> **Given request**: Repeat, exactly and in full, the lines of the listing below, but without any pictures.

> **Stored data**:
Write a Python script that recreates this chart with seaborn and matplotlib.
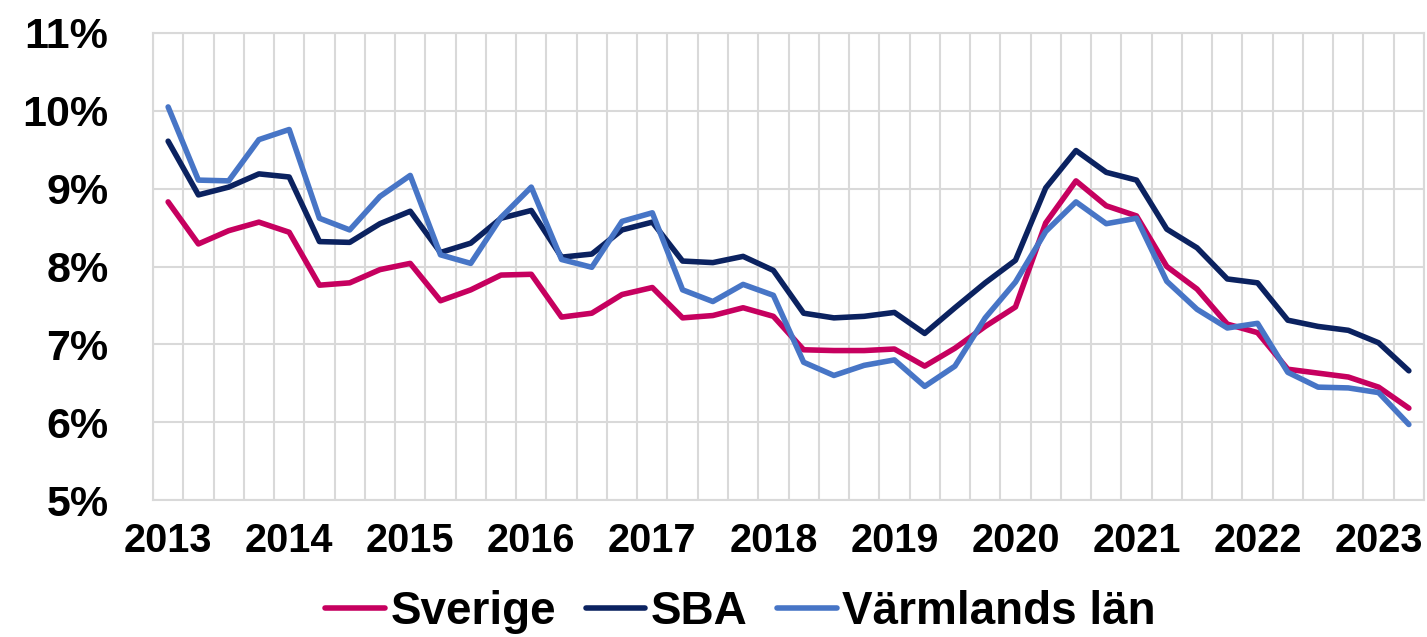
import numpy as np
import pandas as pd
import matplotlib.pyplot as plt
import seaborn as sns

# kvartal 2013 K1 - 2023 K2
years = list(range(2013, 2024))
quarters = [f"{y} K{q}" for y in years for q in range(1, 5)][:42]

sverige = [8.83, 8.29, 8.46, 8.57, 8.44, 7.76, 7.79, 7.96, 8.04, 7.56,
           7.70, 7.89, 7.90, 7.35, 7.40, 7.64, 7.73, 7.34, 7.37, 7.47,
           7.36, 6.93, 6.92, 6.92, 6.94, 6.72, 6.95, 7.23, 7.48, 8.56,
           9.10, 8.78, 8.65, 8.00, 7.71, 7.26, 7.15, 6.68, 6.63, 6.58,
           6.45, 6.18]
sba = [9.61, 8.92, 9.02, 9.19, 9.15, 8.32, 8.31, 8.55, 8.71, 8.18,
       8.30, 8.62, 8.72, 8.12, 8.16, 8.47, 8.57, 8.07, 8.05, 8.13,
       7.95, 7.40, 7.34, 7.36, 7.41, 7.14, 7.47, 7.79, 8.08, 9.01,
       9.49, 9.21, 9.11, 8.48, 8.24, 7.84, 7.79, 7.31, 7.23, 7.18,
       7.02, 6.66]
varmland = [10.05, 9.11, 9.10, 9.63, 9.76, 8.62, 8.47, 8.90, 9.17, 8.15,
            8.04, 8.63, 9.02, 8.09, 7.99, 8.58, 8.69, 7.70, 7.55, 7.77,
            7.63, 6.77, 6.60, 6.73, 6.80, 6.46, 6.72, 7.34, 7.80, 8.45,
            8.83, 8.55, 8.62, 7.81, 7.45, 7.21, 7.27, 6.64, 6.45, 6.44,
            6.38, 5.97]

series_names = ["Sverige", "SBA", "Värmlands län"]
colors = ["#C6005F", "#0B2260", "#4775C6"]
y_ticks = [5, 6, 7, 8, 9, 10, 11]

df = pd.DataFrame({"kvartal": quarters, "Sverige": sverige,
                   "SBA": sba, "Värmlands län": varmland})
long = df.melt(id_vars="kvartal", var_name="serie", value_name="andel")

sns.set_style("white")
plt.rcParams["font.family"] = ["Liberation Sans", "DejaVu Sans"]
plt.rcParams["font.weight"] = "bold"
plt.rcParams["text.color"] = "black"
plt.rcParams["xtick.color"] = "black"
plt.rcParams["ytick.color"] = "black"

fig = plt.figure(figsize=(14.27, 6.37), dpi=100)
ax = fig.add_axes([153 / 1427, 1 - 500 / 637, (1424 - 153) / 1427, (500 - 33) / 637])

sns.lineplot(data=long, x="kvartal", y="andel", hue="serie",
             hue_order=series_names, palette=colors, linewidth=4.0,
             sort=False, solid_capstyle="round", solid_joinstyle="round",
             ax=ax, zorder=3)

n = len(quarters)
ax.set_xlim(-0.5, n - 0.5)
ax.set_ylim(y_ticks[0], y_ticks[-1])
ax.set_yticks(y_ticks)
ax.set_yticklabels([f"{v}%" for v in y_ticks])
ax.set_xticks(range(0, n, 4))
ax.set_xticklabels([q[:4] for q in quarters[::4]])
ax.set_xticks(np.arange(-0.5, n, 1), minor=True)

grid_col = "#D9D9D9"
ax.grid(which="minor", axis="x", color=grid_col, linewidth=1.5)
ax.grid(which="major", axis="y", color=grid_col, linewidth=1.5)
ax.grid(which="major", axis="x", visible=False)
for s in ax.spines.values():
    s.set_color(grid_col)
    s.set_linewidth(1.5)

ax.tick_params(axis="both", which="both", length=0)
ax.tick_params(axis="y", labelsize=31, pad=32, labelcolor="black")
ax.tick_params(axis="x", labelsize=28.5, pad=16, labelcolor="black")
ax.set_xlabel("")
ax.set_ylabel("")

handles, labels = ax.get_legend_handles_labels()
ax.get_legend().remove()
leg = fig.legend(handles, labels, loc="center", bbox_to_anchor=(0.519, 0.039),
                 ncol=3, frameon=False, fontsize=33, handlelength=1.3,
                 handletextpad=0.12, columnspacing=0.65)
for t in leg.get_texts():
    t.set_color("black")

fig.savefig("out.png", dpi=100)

> **Response**:
Write a Python script that recreates this chart with seaborn and matplotlib.
import numpy as np
import pandas as pd
import matplotlib.pyplot as plt
import seaborn as sns

# kvartal 2013 K1 - 2023 K2
years = list(range(2013, 2024))
quarters = [f"{y} K{q}" for y in years for q in range(1, 5)][:42]

sverige = [8.83, 8.29, 8.46, 8.57, 8.44, 7.76, 7.79, 7.96, 8.04, 7.56,
           7.70, 7.89, 7.90, 7.35, 7.40, 7.64, 7.73, 7.34, 7.37, 7.47,
           7.36, 6.93, 6.92, 6.92, 6.94, 6.72, 6.95, 7.23, 7.48, 8.56,
           9.10, 8.78, 8.65, 8.00, 7.71, 7.26, 7.15, 6.68, 6.63, 6.58,
           6.45, 6.18]
sba = [9.61, 8.92, 9.02, 9.19, 9.15, 8.32, 8.31, 8.55, 8.71, 8.18,
       8.30, 8.62, 8.72, 8.12, 8.16, 8.47, 8.57, 8.07, 8.05, 8.13,
       7.95, 7.40, 7.34, 7.36, 7.41, 7.14, 7.47, 7.79, 8.08, 9.01,
       9.49, 9.21, 9.11, 8.48, 8.24, 7.84, 7.79, 7.31, 7.23, 7.18,
       7.02, 6.66]
varmland = [10.05, 9.11, 9.10, 9.63, 9.76, 8.62, 8.47, 8.90, 9.17, 8.15,
            8.04, 8.63, 9.02, 8.09, 7.99, 8.58, 8.69, 7.70, 7.55, 7.77,
            7.63, 6.77, 6.60, 6.73, 6.80, 6.46, 6.72, 7.34, 7.80, 8.45,
            8.83, 8.55, 8.62, 7.81, 7.45, 7.21, 7.27, 6.64, 6.45, 6.44,
            6.38, 5.97]

series_names = ["Sverige", "SBA", "Värmlands län"]
colors = ["#C6005F", "#0B2260", "#4775C6"]
y_ticks = [5, 6, 7, 8, 9, 10, 11]

df = pd.DataFrame({"kvartal": quarters, "Sverige": sverige,
                   "SBA": sba, "Värmlands län": varmland})
long = df.melt(id_vars="kvartal", var_name="serie", value_name="andel")

sns.set_style("white")
plt.rcParams["font.family"] = ["Liberation Sans", "DejaVu Sans"]
plt.rcParams["font.weight"] = "bold"
plt.rcParams["text.color"] = "black"
plt.rcParams["xtick.color"] = "black"
plt.rcParams["ytick.color"] = "black"

fig = plt.figure(figsize=(14.27, 6.37), dpi=100)
ax = fig.add_axes([153 / 1427, 1 - 500 / 637, (1424 - 153) / 1427, (500 - 33) / 637])

sns.lineplot(data=long, x="kvartal", y="andel", hue="serie",
             hue_order=series_names, palette=colors, linewidth=4.0,
             sort=False, solid_capstyle="round", solid_joinstyle="round",
             ax=ax, zorder=3)

n = len(quarters)
ax.set_xlim(-0.5, n - 0.5)
ax.set_ylim(y_ticks[0], y_ticks[-1])
ax.set_yticks(y_ticks)
ax.set_yticklabels([f"{v}%" for v in y_ticks])
ax.set_xticks(range(0, n, 4))
ax.set_xticklabels([q[:4] for q in quarters[::4]])
ax.set_xticks(np.arange(-0.5, n, 1), minor=True)

grid_col = "#D9D9D9"
ax.grid(which="minor", axis="x", color=grid_col, linewidth=1.5)
ax.grid(which="major", axis="y", color=grid_col, linewidth=1.5)
ax.grid(which="major", axis="x", visible=False)
for s in ax.spines.values():
    s.set_color(grid_col)
    s.set_linewidth(1.5)

ax.tick_params(axis="both", which="both", length=0)
ax.tick_params(axis="y", labelsize=31, pad=32, labelcolor="black")
ax.tick_params(axis="x", labelsize=28.5, pad=16, labelcolor="black")
ax.set_xlabel("")
ax.set_ylabel("")

handles, labels = ax.get_legend_handles_labels()
ax.get_legend().remove()
leg = fig.legend(handles, labels, loc="center", bbox_to_anchor=(0.519, 0.039),
                 ncol=3, frameon=False, fontsize=33, handlelength=1.3,
                 handletextpad=0.12, columnspacing=0.65)
for t in leg.get_texts():
    t.set_color("black")

fig.savefig("out.png", dpi=100)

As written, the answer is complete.